Plantes & Santé Pourquoi avezvous converti vos vignes au bio ?
Nicolas Roux
Le véritable déclencheur a été la naissance de mes enfants il y a une dizaine d’années. Nous habitons au milieu des vignes, et je ne voulais plus utiliser de désherbant ou de produit chimique de synthèse. J’étais en train de me dégoûter de mon métier, mais je suivais alors la tradition familiale, mes quatre grands-parents étant déjà vignerons ! J’ai dû apprendre à désapprendre.

P. & S. Vous êtes actuellement en conversion et ne pouvez pas encore valoriser vos bouteilles en bio. Comment vivez-vous cette transition ?
N. R.
Avec philosophie, car cette conversion de trois ans correspond au temps dont la terre a besoin pour digérer le mal qu’on lui a fait. Il ne faut pas se convertir au bio pour devenir riche ! J’ai dû embaucher une personne qui s’occupe des tâches administratives et me permet d’être plus à la vigne. Mais j’ai cette satisfaction d’avoir créé un emploi et d’avoir ainsi privilégié le côté humain sur le côté financier.
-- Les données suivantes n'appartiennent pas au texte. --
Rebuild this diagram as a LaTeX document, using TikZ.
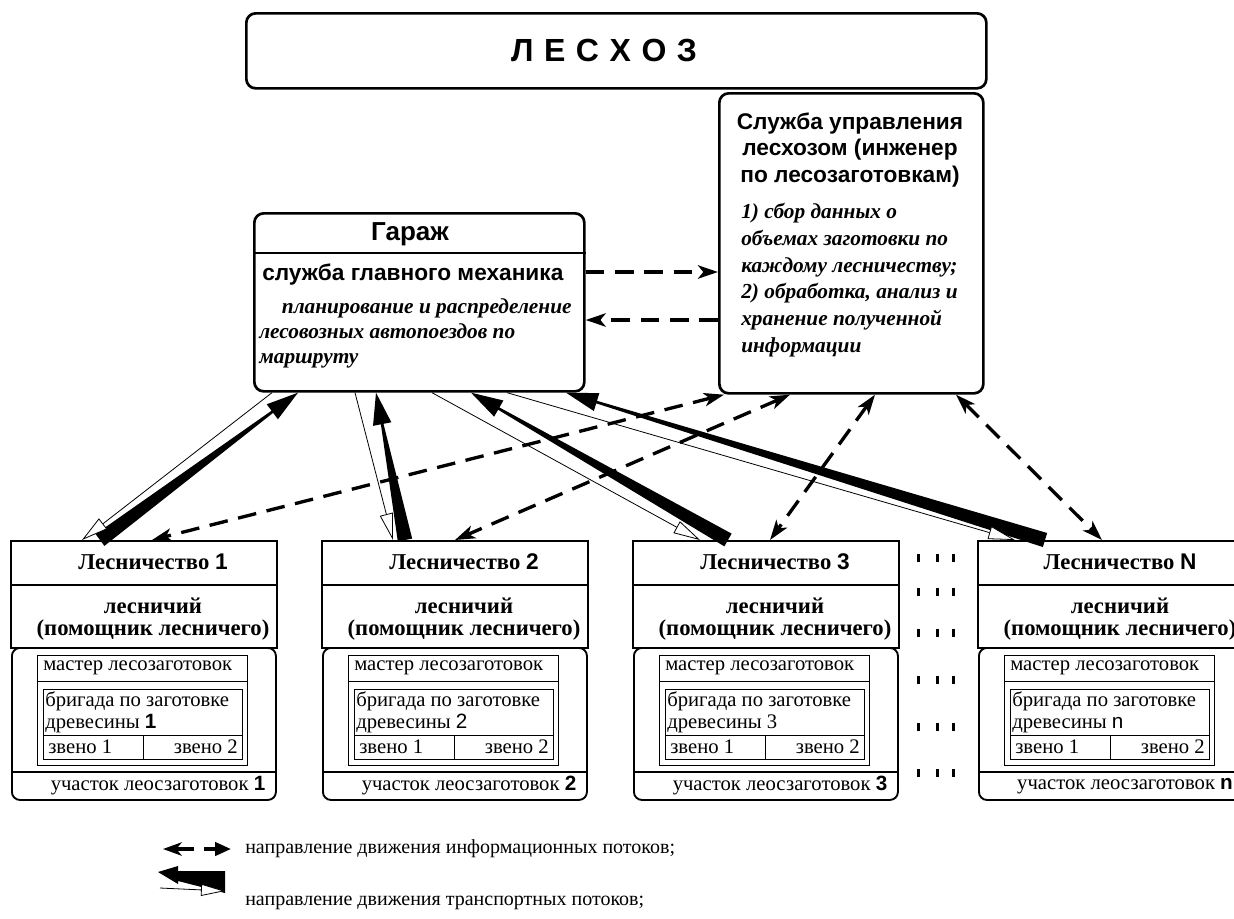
\documentclass[tikz,border=0pt]{standalone}
\usepackage{fontspec}
\setmainfont{Liberation Serif}
\setsansfont{Liberation Sans}
\usetikzlibrary{arrows.meta,calc}

\def\pxu{0.75pt}

% tapered transport arrow: #1 wide end, #2 tip
\newcommand{\wedgearrow}[2]{%
  \coordinate (wa) at #1;
  \coordinate (wb) at #2;
  \coordinate (wc) at ($(wb)!24pt!(wa)$);
  \fill ($(wa)!5.5pt!90:(wb)$) -- ($(wc)!1pt!90:(wb)$) -- ($(wc)!7pt!90:(wb)$) -- (wb)
    -- ($(wc)!7pt!-90:(wb)$) -- ($(wc)!1pt!-90:(wb)$) -- ($(wa)!5.5pt!-90:(wb)$) -- cycle;
}

\tikzset{
  box/.style={draw, line width=2pt, rounded corners=7pt, inner sep=0pt},
  frame/.style={draw, line width=1.4pt, inner sep=0pt},
  cell/.style={draw, line width=0.6pt},
  rule/.style={line width=1.2pt},
  info/.style={line width=2.5pt, dash pattern=on 14pt off 8pt},
  transw/.style={line width=0.6pt, -{Triangle[length=20pt,width=10pt,fill=white,line width=0.6pt]}},
  headsans/.style={font=\sffamily\bfseries\fontsize{17}{20}\selectfont, align=center, inner sep=0pt},
  noteit/.style={font=\bfseries\itshape\fontsize{16}{20}\selectfont, align=left, inner sep=0pt},
  ttl/.style={font=\bfseries\fontsize{17}{17}\selectfont, inner sep=0pt},
  body/.style={font=\fontsize{15.5}{16.5}\selectfont, inner sep=0pt},
  legtext/.style={font=\fontsize{15}{17}\selectfont, inner sep=0pt, anchor=west}
}

\begin{document}
\begin{tikzpicture}[x=0.75pt, y=-0.75pt, >={Stealth[length=15pt,width=10pt,inset=4pt]}]
\useasboundingbox (0,0) rectangle (1234,918);

% top
\node[box, anchor=north west, minimum width=740*\pxu, minimum height=75*\pxu] (lesxoz) at (245,12) {};
\node[font=\sffamily\bfseries\fontsize{24}{26}\selectfont, inner sep=0pt] (lesxozname) at (604,50)
  {Л\hspace{0.33em}Е\hspace{0.33em}С\hspace{0.33em}Х\hspace{0.33em}О\hspace{0.33em}З};

% service
\node[box, anchor=north west, minimum width=264*\pxu, minimum height=300*\pxu] (service) at (718,92) {};
\node[headsans] (servicename) at (850,150) {Служба управления\\лесхозом (инженер\\по лесозаготовкам)};
\node[noteit, anchor=west] (servicetask) at (741,280)
  {1) сбор данных о\\объемах заготовки по\\каждому лесничеству;\\2) обработка, анализ и\\хранение полученной\\информации};

% garage
\node[box, anchor=north west, minimum width=330*\pxu, minimum height=178*\pxu] (garage) at (253,212) {};
\draw[rule] ($(garage.north west)+(0,41)$) -- ($(garage.north east)+(0,41)$);
\node[font=\sffamily\bfseries\fontsize{19.5}{22}\selectfont, inner sep=0pt] (garagename) at (410,234) {Гараж};
\node[font=\sffamily\bfseries\fontsize{17}{20}\selectfont, inner sep=0pt, anchor=west] (mechanic) at (262,275)
  {служба главного механика};
\node[noteit, font=\bfseries\itshape\fontsize{16}{18.75}\selectfont, anchor=west] (garagetask) at (259,333)
  {\hspace*{17pt}планирование и распределение\\лесовозных автопоездов по\\маршруту};

% forestries
\foreach \fx/\fn/\fb/\fk [count=\i] in {10/1/{\sffamily\bfseries 1}/1, 321/2/{\sffamily 2}/2,
    632/3/3/3, 977/N/{\sffamily n}/n}{
  \node[frame, anchor=north west, minimum width=266*\pxu, minimum height=107*\pxu] (f\i) at (\fx,540) {};
  \draw[rule] ($(f\i.north west)+(0,45)$) -- ($(f\i.north east)+(0,45)$);
  \node[ttl] at (\fx+143,562) {Лесничество {\sffamily\fn}};
  \node[ttl, align=center] at (\fx+143,619) {лесничий\\(помощник лесничего)};
  \node[frame, rounded corners=6pt, anchor=north west, minimum width=264*\pxu, minimum height=152*\pxu] (f\i low) at (\fx+1,647) {};
  \draw[cell] (\fx+27,655) rectangle (\fx+237,765);
  \draw[cell] (\fx+27,681) -- (\fx+237,681);
  \node[body, anchor=west] at (\fx+33,668) {мастер лесозаготовок};
  \draw[cell] (\fx+33,689) rectangle (\fx+232,759);
  \draw[cell] (\fx+33,735) -- (\fx+232,735) (\fx+133,735) -- (\fx+133,759);
  \node[body, anchor=west, align=left] at (\fx+35,712) {бригада по заготовке\\древесины \fb};
  \node[body, anchor=west] at (\fx+38,747) {звено 1};
  \node[body, anchor=east] at (\fx+228,747) {звено 2};
  \draw[rule] ($(f\i low.south west)+(0,-29)$) -- ($(f\i low.south east)+(0,-29)$);
  \node[body] at (\fx+148,786) {участок леосзаготовок {\sffamily\bfseries\fk}};
}

% dots between 3 and N
\foreach \y in {558,592,633,680,727,773}
  \foreach \x in {918,937,953}
    \fill (\x-1.5,\y-4) rectangle (\x+1.5,\y+4);

% information flows
\draw[info,->] ($(garage.north east)+(0,60)$) -- ($(service.north west)+(0,180)$);
\draw[info,->] ($(service.north west)+(0,228)$) -- ($(garage.north east)+(0,108)$);
\foreach \i/\sa/\fa in {1/6/142, 2/72/134, 3/157/138, 4/238/125}
  \draw[info,<->] ($(service.south west)+(\sa,0)$) -- ($(f\i.north west)+(\fa,0)$);

% transport flows
\foreach \i/\fa/\sa in {1/90/45, 2/84/123, 3/96/218, 4/68/313}
  \wedgearrow{($(f\i.north west)+(\fa,0)$)}{($(garage.south west)+(\sa,0)$)};
\foreach \i/\sa/\fa in {1/19/72, 2/102/72, 3/179/68, 4/254/38}
  \draw[transw] ($(garage.south west)+(\sa,0)$) -- ($(f\i.north west)+(\fa,0)$);

% legend
\node[legtext] (leginfo) at (245,849) {направление движения информационных потоков;};
\node[legtext] (legtrans) at (245,903) {направление движения транспортных потоков;};
\coordinate (infoL) at ($(leginfo.west)+(-82,0)$);
\coordinate (infoR) at ($(leginfo.west)+(-14,0)$);
\draw[info, {Stealth[length=14pt,width=10pt,inset=4pt]}-{Triangle[length=12pt,width=10pt]}] (infoL) -- (infoR);
\begin{scope}[shift={(legtrans.west)}]
  \fill (-87,-31) -- (-67,-37) -- (-67,-32) -- (-20,-32) -- (-20,-10) -- (-67,-22) -- (-67,-19) -- cycle;
  \draw[line width=0.6pt, -{Triangle[length=18pt,width=9pt,fill=white,line width=0.6pt]}] (-85,-15) -- (-20,-12);
\end{scope}
\end{tikzpicture}
\end{document}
P. & S. Le climat humide du Bordelais constitue-t-il une forte contrainte pour la viticulture bio ?
N. R.
Effectivement, il est plus facile de se convertir dans les régions du sud de la France, plus ensoleillées. Pour lutter contre le mildiou, je travaille la vitalité de la plante avec du purin d’ortie. Le climat est certes humide, mais aussi iodé et aéré : je m’appuie sur cela pour bichonner mes vignes. Ayant suivi une formation en biodynamie avant ma conversion, je me règle sur le calendrier lunaire pour travailler les sols. Je retrouve un certain instinct dans mon activité et me sens plus libre. Le but, en bio, est de redonner de la vie. J’ai redécouvert plein de plantes dans les vignes : les narcisses et les bleuets sont revenus. Aujourd’hui, des viticulteurs autour de moi se posent plus de questions et se disent : « Pourquoi pas ? » 

Le resvératrol, bon pour la vigne, bon pour l’humain

C’est dans la pellicule des grains de raisin qu’on trouve le resvératrol, l’un des polyphénols les plus intéressants du vin. Il s’agit d’une molécule de défense produite par la vigne lors d’un stress qui peut être naturel, comme le rayonnement, l’ozone ou une infection, ou résulter de traitements phytosanitaires, notamment la bouillie bordelaise. Chez l’homme, il agit comme antioxydant à plusieurs niveaux : il piège les molécules d’oxygène toxiques (les radicaux libres) et les empêche d’altérer les composants de la cellule. Il diminue le risque vasculaire et la formation de plaques d’athérome. Le resvératrol agit aussi comme antivieillissement cérébral et anticancéreux. On a aussi montré son action anti-inflammatoire en rapport avec les maladies oculaires.